Increased error rates in Web
Incident Report for PagerDuty
Postmortem

Summary

Between 15:05 and 15:44 UTC on Tuesday, April 26th, 2022, PagerDuty experienced an incident in the US service region that caused requests to our website to fail at an average of 7% over 7 minutes of traffic, with a peak of 24% request failure rate. Affected customers would have seen the Web UI error pages for the duration of the incident. The only impacted area was the Web UI in the US service region. The Web UI in the EU service region, and the REST APIs, Events API, mobile apps, notification delivery across both US and EU service regions were unaffected during this time. No customer data was lost during this incident.

What Happened

At 15:05 UTC, unusual traffic began on our system that services website traffic in the US service region. An issue with an integration, combined with an unusual traffic pattern, caused performance degradation on traffic to the website. This issue caused a specific endpoint to be particularly slow. An additional UI issue with retries sent excessive traffic to the slow endpoint. This created a resource bottleneck that resulted in an increase in error rate in web requests. 

PagerDuty became aware of this issue at about 15:09 UTC and initiated an incident response. Responders were able to stop the source of the unusual traffic, and we started seeing recovery at about 15:33 UTC. Customers will have noticed increased error rates on our Web UI during the incident period. Over the full duration, 2% of requests failed, with the greatest impact from 15:25 to 15:26 during which 24% of requests were affected.

What Are We Doing About It

We are investigating ways of improving performance on the system that serves website traffic, to prevent situations where unusual traffic can cause issues for all customers in a service region. We have added a new limit to the specific endpoint involved in this incident to prevent unusual requests from affecting customers. We are also investigating changes to integrations and the Web UI to avoid creating the unusual request patterns that triggered the failures.

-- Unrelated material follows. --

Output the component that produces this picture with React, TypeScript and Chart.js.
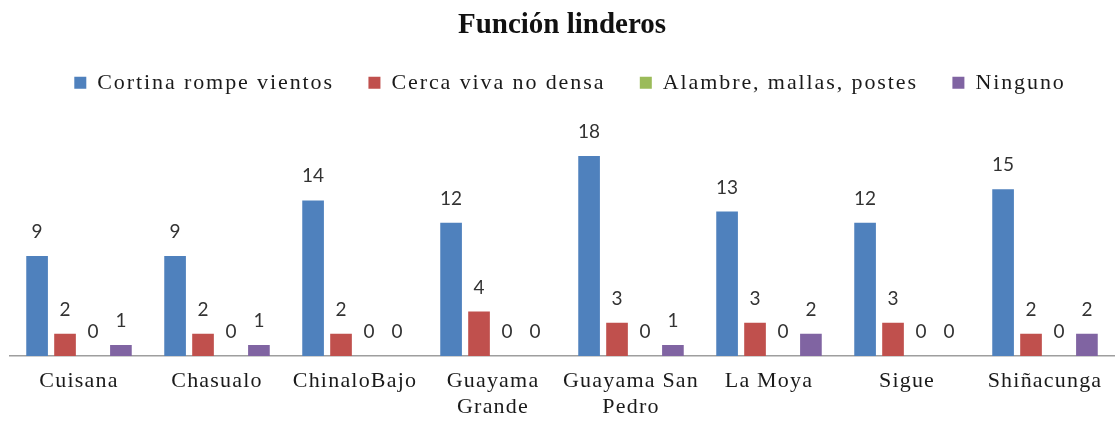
import React, { useEffect, useRef } from 'react';
import { Chart, registerables } from 'chart.js';

Chart.register(...registerables);

const TITLE = 'Función linderos';
const categories: (string | string[])[] = [
  'Cuisana',
  'Chasualo',
  'ChinaloBajo',
  ['Guayama', 'Grande'],
  ['Guayama San', 'Pedro'],
  'La Moya',
  'Sigue',
  'Shiñacunga',
];
const seriesNames = ['Cortina rompe vientos', 'Cerca viva no densa', 'Alambre, mallas, postes', 'Ninguno'];
const cortina = [9, 9, 14, 12, 18, 13, 12, 15];
const cerca = [2, 2, 2, 4, 3, 3, 3, 2];
const alambre = [0, 0, 0, 0, 0, 0, 0, 0];
const ninguno = [1, 1, 0, 0, 1, 2, 0, 2];
const seriesColors = ['#4F81BD', '#C0504D', '#9BBB59', '#8064A2'];

const LEGEND_LETTER_SPACING = '1.9px';
const TICK_LETTER_SPACING = '1.2px';
const LEGEND_PADDING = 34.5;
const LEGEND_EXTRA = 24.5;
const LEGEND_DX = 8;
const LEGEND_DY = -5.5;
const LABEL_GAP = 18;

const patchPlugin = {
  id: 'patchPlugin',
  beforeLayout(chart: any) {
    const lg = chart.legend;
    if (lg && !lg.__patched) {
      lg.__patched = true;
      const fit = lg.fit.bind(lg);
      const draw = lg.draw.bind(lg);
      lg.fit = () => {
        const c = lg.ctx;
        c.save();
        c.letterSpacing = LEGEND_LETTER_SPACING;
        fit();
        c.restore();
        lg.height += LEGEND_EXTRA;
      };
      lg.draw = (...a: any[]) => {
        const c = lg.ctx;
        c.save();
        c.letterSpacing = LEGEND_LETTER_SPACING;
        c.translate(LEGEND_DX, LEGEND_DY);
        draw(...a);
        c.restore();
      };
    }
    const xs = chart.scales && chart.scales.x;
    if (xs && !xs.__patched) {
      xs.__patched = true;
      const dl = xs.drawLabels.bind(xs);
      xs.drawLabels = (...a: any[]) => {
        const c = xs.ctx;
        c.save();
        c.letterSpacing = TICK_LETTER_SPACING;
        dl(...a);
        c.restore();
      };
    }
  },
};

const dataLabelPlugin = {
  id: 'dataLabels',
  afterDatasetsDraw(chart: any) {
    const ctx = chart.ctx;
    ctx.save();
    ctx.letterSpacing = '0px';
    ctx.font = '19px Lato';
    ctx.fillStyle = '#333333';
    ctx.textAlign = 'center';
    ctx.textBaseline = 'alphabetic';
    chart.data.datasets.forEach((ds: any, i: number) => {
      const meta = chart.getDatasetMeta(i);
      meta.data.forEach((el: any, j: number) => {
        ctx.fillText(String(ds.data[j]), el.x, el.y - LABEL_GAP);
      });
    });
    ctx.restore();
  },
};

export default function App() {
  const ref = useRef<HTMLCanvasElement>(null);
  useEffect(() => {
    if (!ref.current) return;
    const series = [cortina, cerca, alambre, ninguno];
    const chart = new Chart(ref.current, {
      type: 'bar',
      data: {
        labels: categories,
        datasets: series.map((d, i) => ({
          label: seriesNames[i],
          data: d,
          backgroundColor: seriesColors[i],
          borderWidth: 0,
          categoryPercentage: 0.81,
          barPercentage: 0.775,
        })),
      },
      options: {
        responsive: false,
        animation: false,
        layout: { padding: { left: 10, right: 2, top: 0, bottom: 0 } },
        plugins: {
          title: {
            display: true,
            text: TITLE,
            color: '#111',
            font: { family: '"Liberation Serif", "Times New Roman", serif', size: 29, weight: 'bold', lineHeight: 1.2 },
            padding: { top: 8, bottom: 0 },
          },
          legend: {
            display: true,
            position: 'top',
            labels: {
              boxWidth: 12,
              boxHeight: 12,
              padding: LEGEND_PADDING,
              color: '#1a1a1a',
              font: { family: '"Liberation Serif", "Times New Roman", serif', size: 22 },
            },
          },
          tooltip: { enabled: false },
        },
        scales: {
          x: {
            grid: { display: false, drawTicks: false },
            border: { display: true, color: '#9e9e9e', width: 1.5 },
            ticks: {
              color: '#1a1a1a',
              padding: 12,
              autoSkip: false,
              maxRotation: 0,
              minRotation: 0,
              font: { family: '"Liberation Serif", "Times New Roman", serif', size: 22, lineHeight: 1.2 },
            },
            afterFit: (axis: any) => {
              axis.height = 65;
            },
          },
          y: {
            display: false,
            min: 0,
            max: 20,
            grid: { display: false },
          },
        },
      },
      plugins: [patchPlugin, dataLabelPlugin],
    } as any);
    return () => chart.destroy();
  }, []);
  return (
    <div style={{ position: 'fixed', left: 0, top: 0, width: 1116, height: 421, background: '#fff' }}>
      <canvas ref={ref} width={1116} height={421} style={{ display: 'block' }} />
    </div>
  );
}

We sincerely apologize for the issues you or your teams experienced. We understand how vital our platform is for our customers. We apologize for the impact this incident had on you and your teams. As always, we stand by our commitment to provide the most reliable and resilient platform in the industry. If you have any questions, please reach out to support@pagerduty.com.

Posted Jul 19, 2022 - 18:57 UTC

Resolved
We have now recovered and are monitoring the situation internally.
Posted Apr 26, 2022 - 15:44 UTC
Investigating
We are seeing increased error rates in our web application. We are investigating. We will update in next 15 minutes.
Posted Apr 26, 2022 - 15:36 UTC
This incident affected: Web Application (Web Application (US), Web Application (EU)).